- [Written problem]
Starting at the top of the listing, extract every line up to and including the one with "width=0.4, linewidth=0, saturation=1, ax=ax, zorder=3)". Pictures stay out of the copy.
## Begin
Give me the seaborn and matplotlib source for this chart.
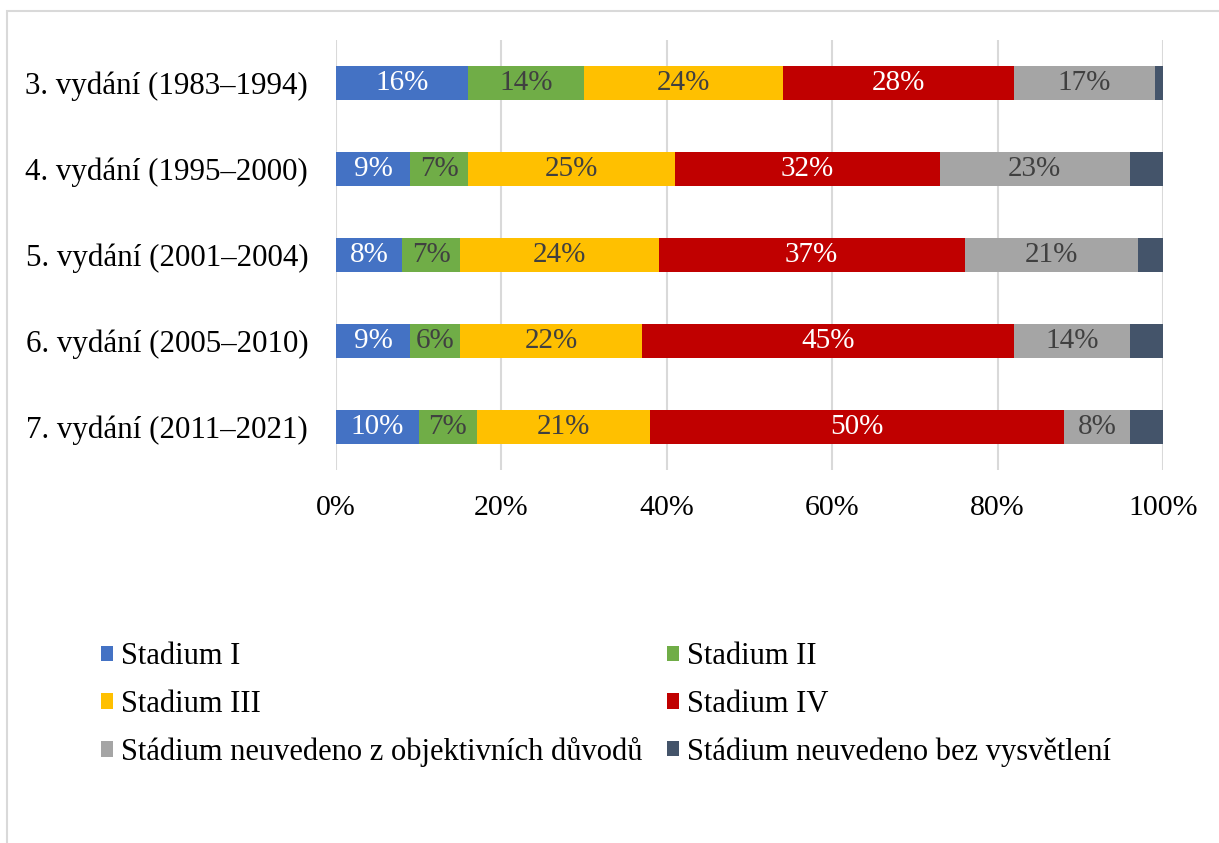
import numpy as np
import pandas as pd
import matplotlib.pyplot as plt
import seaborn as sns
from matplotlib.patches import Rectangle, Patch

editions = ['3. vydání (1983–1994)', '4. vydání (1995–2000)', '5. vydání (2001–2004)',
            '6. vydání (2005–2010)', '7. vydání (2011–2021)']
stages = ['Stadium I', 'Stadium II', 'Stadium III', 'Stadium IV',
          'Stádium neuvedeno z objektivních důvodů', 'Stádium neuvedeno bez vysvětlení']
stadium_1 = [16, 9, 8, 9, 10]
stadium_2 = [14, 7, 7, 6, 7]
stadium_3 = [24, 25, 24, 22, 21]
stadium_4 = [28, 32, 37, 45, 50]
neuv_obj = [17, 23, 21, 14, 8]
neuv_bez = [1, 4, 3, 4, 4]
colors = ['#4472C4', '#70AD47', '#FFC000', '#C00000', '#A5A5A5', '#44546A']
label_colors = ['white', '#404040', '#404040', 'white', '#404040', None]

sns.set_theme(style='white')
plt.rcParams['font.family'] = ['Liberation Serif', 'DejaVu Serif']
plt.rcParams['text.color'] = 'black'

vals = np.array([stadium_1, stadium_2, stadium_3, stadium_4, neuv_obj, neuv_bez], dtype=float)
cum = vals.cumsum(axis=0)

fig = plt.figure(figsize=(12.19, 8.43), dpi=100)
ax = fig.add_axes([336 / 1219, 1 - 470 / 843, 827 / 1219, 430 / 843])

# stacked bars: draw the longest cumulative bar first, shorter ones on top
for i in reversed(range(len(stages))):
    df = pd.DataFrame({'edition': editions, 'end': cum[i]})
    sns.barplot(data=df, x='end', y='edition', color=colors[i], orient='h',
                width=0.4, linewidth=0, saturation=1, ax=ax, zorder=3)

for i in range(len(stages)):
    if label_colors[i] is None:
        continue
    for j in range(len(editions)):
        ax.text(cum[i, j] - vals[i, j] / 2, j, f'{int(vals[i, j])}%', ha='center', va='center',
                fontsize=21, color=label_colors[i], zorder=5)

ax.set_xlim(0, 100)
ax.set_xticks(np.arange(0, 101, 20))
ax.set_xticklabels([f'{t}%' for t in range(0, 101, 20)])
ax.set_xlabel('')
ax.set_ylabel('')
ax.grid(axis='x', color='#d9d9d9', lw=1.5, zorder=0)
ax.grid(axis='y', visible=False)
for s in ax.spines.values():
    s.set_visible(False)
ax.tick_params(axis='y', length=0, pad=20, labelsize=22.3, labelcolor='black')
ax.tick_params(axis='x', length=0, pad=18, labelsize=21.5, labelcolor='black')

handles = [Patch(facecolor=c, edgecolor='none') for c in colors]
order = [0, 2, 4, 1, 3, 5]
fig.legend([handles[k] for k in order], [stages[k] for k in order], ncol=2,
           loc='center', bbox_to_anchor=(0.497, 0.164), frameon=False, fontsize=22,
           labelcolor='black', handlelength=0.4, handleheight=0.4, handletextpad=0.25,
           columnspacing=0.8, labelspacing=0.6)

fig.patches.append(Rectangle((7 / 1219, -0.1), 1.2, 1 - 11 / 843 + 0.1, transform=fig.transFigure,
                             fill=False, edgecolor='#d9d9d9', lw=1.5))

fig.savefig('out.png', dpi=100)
## End
- [Answer to the problem]
Give me the seaborn and matplotlib source for this chart.
import numpy as np
import pandas as pd
import matplotlib.pyplot as plt
import seaborn as sns
from matplotlib.patches import Rectangle, Patch

editions = ['3. vydání (1983–1994)', '4. vydání (1995–2000)', '5. vydání (2001–2004)',
            '6. vydání (2005–2010)', '7. vydání (2011–2021)']
stages = ['Stadium I', 'Stadium II', 'Stadium III', 'Stadium IV',
          'Stádium neuvedeno z objektivních důvodů', 'Stádium neuvedeno bez vysvětlení']
stadium_1 = [16, 9, 8, 9, 10]
stadium_2 = [14, 7, 7, 6, 7]
stadium_3 = [24, 25, 24, 22, 21]
stadium_4 = [28, 32, 37, 45, 50]
neuv_obj = [17, 23, 21, 14, 8]
neuv_bez = [1, 4, 3, 4, 4]
colors = ['#4472C4', '#70AD47', '#FFC000', '#C00000', '#A5A5A5', '#44546A']
label_colors = ['white', '#404040', '#404040', 'white', '#404040', None]

sns.set_theme(style='white')
plt.rcParams['font.family'] = ['Liberation Serif', 'DejaVu Serif']
plt.rcParams['text.color'] = 'black'

vals = np.array([stadium_1, stadium_2, stadium_3, stadium_4, neuv_obj, neuv_bez], dtype=float)
cum = vals.cumsum(axis=0)

fig = plt.figure(figsize=(12.19, 8.43), dpi=100)
ax = fig.add_axes([336 / 1219, 1 - 470 / 843, 827 / 1219, 430 / 843])

# stacked bars: draw the longest cumulative bar first, shorter ones on top
for i in reversed(range(len(stages))):
    df = pd.DataFrame({'edition': editions, 'end': cum[i]})
    sns.barplot(data=df, x='end', y='edition', color=colors[i], orient='h',
                width=0.4, linewidth=0, saturation=1, ax=ax, zorder=3)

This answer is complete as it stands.